Set task:
Exactly retype the lines from the top of the data through the line containing "9130, 9580, 9990, 10370, 10750];", leaving out every picture.

* BEGIN Record extracts *

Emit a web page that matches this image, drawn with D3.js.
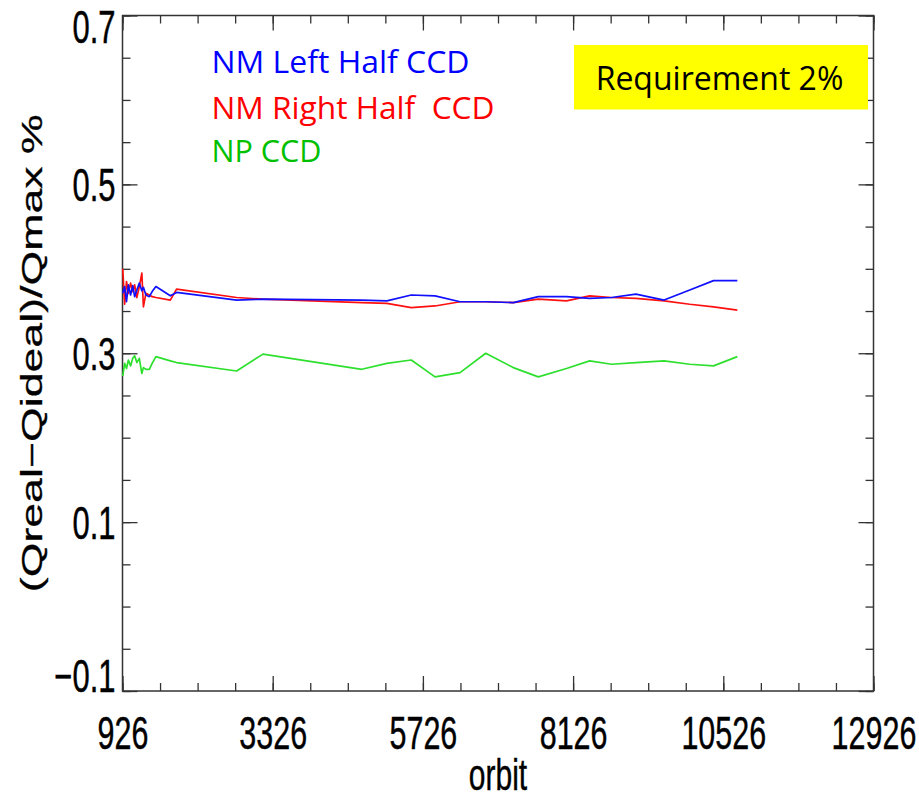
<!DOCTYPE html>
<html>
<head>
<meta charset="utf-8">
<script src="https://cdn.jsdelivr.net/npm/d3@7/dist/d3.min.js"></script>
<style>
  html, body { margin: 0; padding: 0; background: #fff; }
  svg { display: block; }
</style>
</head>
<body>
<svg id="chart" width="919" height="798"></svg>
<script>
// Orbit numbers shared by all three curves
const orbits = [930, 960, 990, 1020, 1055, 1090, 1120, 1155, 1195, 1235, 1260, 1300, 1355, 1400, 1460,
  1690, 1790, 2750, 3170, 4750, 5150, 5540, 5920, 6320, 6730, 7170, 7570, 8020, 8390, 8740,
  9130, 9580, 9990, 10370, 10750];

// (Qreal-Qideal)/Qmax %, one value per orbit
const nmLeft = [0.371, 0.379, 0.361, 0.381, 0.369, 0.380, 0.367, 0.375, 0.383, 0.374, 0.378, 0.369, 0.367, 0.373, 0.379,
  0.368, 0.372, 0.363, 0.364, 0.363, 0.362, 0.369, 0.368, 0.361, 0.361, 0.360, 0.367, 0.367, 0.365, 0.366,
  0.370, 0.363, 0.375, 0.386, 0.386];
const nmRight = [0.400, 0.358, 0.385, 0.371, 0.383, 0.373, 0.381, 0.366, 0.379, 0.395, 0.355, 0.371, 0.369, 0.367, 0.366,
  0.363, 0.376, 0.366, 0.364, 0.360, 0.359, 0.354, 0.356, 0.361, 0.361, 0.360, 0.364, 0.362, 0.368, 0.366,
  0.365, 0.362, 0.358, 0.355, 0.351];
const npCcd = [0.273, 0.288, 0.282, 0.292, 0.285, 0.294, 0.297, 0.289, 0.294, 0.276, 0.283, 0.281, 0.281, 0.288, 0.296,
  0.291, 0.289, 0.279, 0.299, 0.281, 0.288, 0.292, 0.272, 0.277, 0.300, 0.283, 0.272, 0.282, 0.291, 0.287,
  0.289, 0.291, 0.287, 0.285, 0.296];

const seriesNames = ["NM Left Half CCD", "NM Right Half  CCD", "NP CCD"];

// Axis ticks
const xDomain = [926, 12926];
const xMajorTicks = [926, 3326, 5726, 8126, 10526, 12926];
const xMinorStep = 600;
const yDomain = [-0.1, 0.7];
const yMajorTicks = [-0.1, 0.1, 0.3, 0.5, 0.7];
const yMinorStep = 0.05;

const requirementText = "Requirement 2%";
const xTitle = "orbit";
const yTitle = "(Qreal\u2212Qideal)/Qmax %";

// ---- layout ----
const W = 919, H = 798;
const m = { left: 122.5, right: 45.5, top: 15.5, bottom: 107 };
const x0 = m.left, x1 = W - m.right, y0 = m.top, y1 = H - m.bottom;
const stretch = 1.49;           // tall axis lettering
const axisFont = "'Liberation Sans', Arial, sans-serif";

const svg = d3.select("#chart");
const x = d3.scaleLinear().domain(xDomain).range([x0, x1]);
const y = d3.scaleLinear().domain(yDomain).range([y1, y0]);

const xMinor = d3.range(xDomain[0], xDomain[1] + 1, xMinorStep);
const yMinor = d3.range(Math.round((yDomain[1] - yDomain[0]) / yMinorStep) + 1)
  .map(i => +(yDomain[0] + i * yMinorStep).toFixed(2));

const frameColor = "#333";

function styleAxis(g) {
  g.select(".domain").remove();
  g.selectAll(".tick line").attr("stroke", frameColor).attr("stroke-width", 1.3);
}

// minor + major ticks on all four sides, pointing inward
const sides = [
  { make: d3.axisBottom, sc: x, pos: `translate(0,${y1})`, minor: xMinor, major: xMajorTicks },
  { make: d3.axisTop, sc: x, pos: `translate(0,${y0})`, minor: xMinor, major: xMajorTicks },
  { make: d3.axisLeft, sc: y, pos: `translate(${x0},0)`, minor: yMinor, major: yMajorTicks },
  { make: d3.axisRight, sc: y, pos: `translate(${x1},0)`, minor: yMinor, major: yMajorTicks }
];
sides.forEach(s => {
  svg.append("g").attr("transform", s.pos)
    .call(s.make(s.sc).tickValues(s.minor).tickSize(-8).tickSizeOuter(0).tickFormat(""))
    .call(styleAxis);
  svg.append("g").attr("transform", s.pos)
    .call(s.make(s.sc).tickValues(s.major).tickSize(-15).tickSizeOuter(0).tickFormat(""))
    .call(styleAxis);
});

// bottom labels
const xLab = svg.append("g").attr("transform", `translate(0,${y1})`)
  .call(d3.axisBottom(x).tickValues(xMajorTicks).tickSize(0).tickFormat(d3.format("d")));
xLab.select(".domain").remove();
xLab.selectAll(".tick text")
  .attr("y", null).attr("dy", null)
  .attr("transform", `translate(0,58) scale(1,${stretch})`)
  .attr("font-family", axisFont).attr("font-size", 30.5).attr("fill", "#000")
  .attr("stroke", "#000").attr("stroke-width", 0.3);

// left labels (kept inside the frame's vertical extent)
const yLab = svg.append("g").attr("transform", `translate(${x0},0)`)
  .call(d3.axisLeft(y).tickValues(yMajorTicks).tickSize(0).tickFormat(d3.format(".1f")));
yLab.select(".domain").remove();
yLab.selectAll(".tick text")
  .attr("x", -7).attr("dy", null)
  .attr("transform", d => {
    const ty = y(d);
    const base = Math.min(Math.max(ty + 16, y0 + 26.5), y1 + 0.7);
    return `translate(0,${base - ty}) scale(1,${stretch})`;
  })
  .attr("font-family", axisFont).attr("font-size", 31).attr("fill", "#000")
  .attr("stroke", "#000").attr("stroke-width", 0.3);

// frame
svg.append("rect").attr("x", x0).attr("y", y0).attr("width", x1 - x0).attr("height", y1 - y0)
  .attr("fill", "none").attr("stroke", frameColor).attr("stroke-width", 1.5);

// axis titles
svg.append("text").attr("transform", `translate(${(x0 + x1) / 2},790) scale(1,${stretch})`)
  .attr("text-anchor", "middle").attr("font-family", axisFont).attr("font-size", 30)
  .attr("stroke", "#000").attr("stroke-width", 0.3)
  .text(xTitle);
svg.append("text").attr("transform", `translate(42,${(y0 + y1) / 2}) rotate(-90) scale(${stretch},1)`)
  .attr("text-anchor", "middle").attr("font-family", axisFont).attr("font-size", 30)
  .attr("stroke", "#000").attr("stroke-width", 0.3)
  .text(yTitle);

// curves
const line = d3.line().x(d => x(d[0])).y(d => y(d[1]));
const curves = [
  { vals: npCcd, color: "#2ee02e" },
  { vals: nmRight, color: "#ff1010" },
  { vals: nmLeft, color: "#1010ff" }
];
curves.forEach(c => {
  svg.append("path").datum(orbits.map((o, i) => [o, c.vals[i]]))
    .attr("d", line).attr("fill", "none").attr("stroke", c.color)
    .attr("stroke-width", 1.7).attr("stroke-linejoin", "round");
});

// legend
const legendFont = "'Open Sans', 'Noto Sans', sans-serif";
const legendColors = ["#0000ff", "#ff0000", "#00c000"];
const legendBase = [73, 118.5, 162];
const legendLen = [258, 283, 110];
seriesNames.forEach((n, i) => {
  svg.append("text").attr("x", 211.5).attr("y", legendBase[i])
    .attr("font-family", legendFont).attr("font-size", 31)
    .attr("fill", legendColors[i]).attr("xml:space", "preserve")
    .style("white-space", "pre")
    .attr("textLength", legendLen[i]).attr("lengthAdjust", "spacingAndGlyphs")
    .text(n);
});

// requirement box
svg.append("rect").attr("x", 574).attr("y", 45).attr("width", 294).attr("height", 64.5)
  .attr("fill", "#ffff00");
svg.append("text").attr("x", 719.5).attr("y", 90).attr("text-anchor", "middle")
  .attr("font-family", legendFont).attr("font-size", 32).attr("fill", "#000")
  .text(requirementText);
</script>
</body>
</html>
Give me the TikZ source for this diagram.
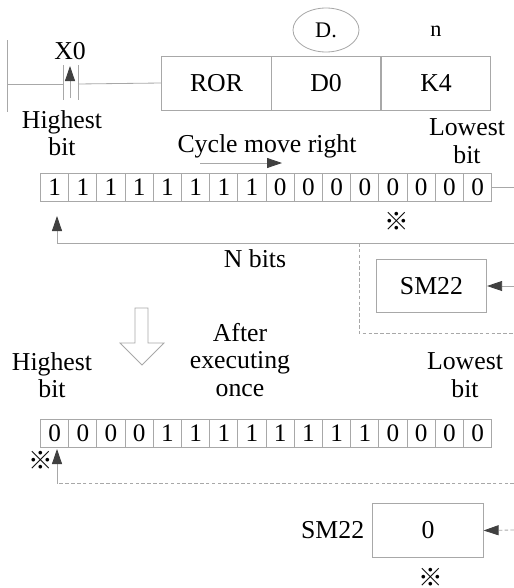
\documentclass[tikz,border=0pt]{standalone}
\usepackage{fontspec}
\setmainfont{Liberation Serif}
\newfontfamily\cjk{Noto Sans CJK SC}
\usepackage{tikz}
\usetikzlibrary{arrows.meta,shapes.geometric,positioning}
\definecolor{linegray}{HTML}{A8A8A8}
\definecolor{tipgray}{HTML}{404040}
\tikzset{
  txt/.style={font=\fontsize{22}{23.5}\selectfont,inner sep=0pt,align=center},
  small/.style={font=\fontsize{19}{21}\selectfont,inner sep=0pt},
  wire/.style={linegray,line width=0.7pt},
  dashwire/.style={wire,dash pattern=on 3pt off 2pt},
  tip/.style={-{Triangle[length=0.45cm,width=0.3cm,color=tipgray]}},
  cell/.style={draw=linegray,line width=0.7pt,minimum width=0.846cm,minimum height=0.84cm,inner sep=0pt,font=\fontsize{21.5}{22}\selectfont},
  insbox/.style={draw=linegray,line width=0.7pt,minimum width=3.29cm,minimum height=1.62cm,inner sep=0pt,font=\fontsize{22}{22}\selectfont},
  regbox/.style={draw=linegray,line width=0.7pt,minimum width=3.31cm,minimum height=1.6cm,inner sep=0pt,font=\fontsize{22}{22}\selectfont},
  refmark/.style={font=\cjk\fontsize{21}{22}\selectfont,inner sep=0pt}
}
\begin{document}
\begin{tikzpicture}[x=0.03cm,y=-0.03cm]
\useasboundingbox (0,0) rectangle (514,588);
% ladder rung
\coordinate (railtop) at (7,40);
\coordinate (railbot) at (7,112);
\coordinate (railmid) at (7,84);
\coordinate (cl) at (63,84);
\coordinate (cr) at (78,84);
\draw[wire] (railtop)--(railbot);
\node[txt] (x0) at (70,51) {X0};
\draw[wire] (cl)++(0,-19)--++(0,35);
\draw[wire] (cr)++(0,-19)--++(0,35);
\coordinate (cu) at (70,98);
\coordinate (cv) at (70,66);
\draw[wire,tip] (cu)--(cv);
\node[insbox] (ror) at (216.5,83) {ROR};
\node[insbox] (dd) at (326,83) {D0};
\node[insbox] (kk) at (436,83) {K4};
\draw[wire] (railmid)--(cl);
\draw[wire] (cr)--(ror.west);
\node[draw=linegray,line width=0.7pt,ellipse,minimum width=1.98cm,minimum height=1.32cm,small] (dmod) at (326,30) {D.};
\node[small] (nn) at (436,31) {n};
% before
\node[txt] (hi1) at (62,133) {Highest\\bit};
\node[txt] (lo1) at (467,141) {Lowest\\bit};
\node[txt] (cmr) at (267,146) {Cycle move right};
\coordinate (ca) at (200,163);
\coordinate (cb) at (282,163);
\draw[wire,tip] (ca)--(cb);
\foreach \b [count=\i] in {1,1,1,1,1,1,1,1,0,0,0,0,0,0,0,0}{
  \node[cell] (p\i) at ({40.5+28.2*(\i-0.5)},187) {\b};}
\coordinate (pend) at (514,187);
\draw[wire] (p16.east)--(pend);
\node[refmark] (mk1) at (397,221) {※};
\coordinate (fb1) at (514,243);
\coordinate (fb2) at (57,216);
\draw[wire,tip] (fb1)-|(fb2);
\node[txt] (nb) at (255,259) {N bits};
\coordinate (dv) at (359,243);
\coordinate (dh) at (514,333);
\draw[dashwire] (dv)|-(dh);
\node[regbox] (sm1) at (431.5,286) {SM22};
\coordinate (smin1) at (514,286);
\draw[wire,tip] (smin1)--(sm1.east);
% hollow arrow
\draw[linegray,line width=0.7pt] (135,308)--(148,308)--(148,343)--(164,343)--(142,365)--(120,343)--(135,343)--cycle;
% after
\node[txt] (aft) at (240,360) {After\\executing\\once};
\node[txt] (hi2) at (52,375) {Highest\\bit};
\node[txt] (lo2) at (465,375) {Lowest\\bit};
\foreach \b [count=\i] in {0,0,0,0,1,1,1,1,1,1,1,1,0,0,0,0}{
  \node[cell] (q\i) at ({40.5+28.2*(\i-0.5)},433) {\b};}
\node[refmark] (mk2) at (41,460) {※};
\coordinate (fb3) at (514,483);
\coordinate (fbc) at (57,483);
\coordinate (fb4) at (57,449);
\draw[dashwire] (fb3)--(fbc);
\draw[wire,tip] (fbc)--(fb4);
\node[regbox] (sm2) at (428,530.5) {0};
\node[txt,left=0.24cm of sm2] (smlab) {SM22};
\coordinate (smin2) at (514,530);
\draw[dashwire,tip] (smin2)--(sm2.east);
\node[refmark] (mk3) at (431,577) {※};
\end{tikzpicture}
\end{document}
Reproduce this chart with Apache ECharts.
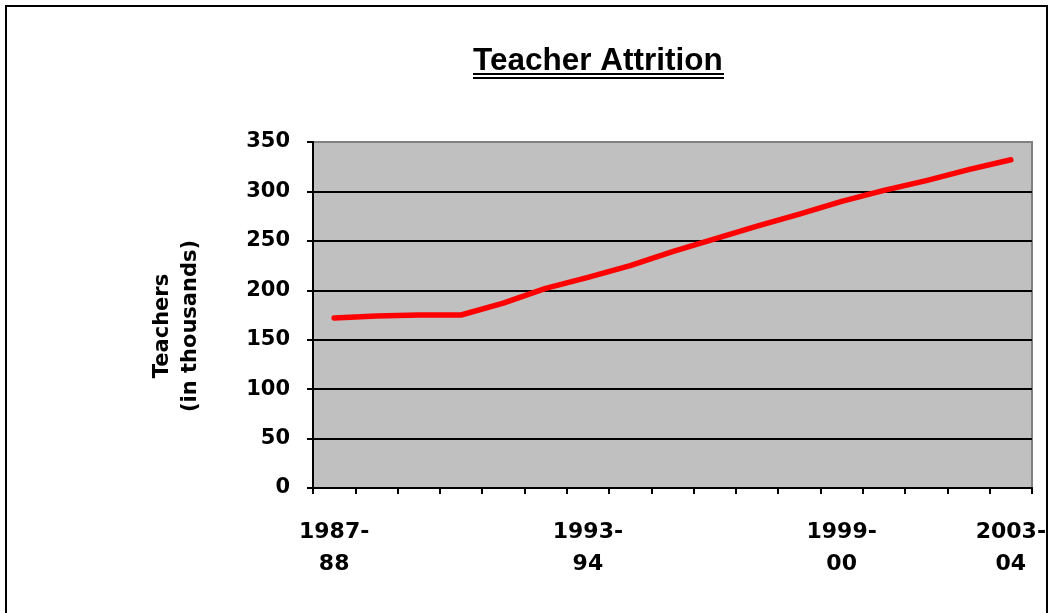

* END Record extracts *

The completed task:
Emit a web page that matches this image, drawn with D3.js.
<!DOCTYPE html>
<html>
<head>
<meta charset="utf-8">
<script src="https://cdn.jsdelivr.net/npm/d3@7/dist/d3.min.js"></script>
<style>
  html, body { margin: 0; padding: 0; background: #fff; }
  svg { display: block; }
</style>
</head>
<body>
<svg id="chart" width="919" height="798"></svg>
<script>
// Orbit numbers shared by all three curves
const orbits = [930, 960, 990, 1020, 1055, 1090, 1120, 1155, 1195, 1235, 1260, 1300, 1355, 1400, 1460,
  1690, 1790, 2750, 3170, 4750, 5150, 5540, 5920, 6320, 6730, 7170, 7570, 8020, 8390, 8740,
  9130, 9580, 9990, 10370, 10750];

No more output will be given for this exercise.